GIVEN DATA:
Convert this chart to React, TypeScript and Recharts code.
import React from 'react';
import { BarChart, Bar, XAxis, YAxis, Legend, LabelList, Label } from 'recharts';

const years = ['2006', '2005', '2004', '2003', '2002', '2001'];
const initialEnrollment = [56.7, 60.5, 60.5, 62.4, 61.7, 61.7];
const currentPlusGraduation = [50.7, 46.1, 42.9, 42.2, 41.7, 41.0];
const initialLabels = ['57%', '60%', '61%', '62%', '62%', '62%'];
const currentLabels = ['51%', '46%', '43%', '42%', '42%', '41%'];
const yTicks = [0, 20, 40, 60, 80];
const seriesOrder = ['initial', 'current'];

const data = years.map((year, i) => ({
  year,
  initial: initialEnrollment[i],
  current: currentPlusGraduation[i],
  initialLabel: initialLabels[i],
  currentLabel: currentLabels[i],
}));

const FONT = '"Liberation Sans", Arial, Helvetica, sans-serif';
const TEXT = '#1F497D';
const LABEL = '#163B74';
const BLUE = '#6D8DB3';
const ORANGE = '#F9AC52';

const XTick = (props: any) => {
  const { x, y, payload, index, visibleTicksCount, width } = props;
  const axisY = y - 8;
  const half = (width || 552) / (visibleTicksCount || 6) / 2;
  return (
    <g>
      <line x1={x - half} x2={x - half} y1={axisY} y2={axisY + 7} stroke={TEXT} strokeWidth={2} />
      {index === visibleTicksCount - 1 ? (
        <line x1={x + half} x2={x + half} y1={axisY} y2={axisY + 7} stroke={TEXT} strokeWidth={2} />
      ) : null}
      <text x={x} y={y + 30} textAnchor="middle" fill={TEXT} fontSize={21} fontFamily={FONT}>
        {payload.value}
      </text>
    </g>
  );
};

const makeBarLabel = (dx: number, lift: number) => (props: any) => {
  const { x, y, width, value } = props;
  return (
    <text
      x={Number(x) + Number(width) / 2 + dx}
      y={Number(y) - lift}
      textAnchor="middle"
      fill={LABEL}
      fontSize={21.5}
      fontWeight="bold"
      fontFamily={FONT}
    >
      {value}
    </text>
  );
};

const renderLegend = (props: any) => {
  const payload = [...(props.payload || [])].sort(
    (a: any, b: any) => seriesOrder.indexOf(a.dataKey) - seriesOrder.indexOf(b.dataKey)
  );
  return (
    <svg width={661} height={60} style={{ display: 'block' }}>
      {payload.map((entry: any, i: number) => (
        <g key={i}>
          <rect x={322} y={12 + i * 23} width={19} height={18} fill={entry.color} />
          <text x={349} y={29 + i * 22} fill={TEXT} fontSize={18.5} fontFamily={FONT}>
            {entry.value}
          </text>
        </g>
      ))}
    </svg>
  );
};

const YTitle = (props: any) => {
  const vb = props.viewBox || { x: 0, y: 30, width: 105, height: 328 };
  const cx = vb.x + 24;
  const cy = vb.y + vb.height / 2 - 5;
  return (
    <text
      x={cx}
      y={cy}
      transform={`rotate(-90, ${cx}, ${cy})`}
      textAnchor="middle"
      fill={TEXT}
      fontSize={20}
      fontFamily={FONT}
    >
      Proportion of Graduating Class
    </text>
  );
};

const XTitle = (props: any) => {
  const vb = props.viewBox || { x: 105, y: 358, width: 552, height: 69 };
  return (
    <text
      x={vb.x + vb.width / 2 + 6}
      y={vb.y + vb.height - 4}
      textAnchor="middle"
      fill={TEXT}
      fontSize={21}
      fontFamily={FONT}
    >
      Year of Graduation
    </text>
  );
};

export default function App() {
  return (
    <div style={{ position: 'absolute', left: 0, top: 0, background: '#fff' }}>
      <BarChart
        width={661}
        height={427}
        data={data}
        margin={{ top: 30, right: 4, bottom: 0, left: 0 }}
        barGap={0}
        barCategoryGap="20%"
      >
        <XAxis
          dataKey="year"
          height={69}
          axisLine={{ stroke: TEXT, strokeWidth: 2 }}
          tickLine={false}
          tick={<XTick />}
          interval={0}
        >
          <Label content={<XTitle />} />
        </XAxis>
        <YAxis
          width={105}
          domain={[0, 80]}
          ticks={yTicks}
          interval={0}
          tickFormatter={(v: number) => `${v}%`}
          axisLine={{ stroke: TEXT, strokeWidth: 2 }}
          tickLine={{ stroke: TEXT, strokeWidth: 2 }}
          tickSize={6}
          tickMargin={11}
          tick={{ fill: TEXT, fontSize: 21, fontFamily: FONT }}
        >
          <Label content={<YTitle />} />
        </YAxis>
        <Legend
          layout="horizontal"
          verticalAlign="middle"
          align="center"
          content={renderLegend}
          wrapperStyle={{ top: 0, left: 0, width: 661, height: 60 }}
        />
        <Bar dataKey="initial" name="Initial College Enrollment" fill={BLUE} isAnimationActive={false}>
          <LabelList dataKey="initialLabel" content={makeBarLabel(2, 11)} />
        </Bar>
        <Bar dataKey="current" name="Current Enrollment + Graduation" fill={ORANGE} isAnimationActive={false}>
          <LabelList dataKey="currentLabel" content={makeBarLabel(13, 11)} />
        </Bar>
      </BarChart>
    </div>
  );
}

WHAT IS REQUIRED:
Lines from the beginning of the data above through the line containing "const ORANGE = '#F9AC52';" are to be returned exactly, and no others.

ANSWER TO THE EXERCISE:
Convert this chart to React, TypeScript and Recharts code.
import React from 'react';
import { BarChart, Bar, XAxis, YAxis, Legend, LabelList, Label } from 'recharts';

const years = ['2006', '2005', '2004', '2003', '2002', '2001'];
const initialEnrollment = [56.7, 60.5, 60.5, 62.4, 61.7, 61.7];
const currentPlusGraduation = [50.7, 46.1, 42.9, 42.2, 41.7, 41.0];
const initialLabels = ['57%', '60%', '61%', '62%', '62%', '62%'];
const currentLabels = ['51%', '46%', '43%', '42%', '42%', '41%'];
const yTicks = [0, 20, 40, 60, 80];
const seriesOrder = ['initial', 'current'];

const data = years.map((year, i) => ({
  year,
  initial: initialEnrollment[i],
  current: currentPlusGraduation[i],
  initialLabel: initialLabels[i],
  currentLabel: currentLabels[i],
}));

const FONT = '"Liberation Sans", Arial, Helvetica, sans-serif';
const TEXT = '#1F497D';
const LABEL = '#163B74';
const BLUE = '#6D8DB3';
const ORANGE = '#F9AC52';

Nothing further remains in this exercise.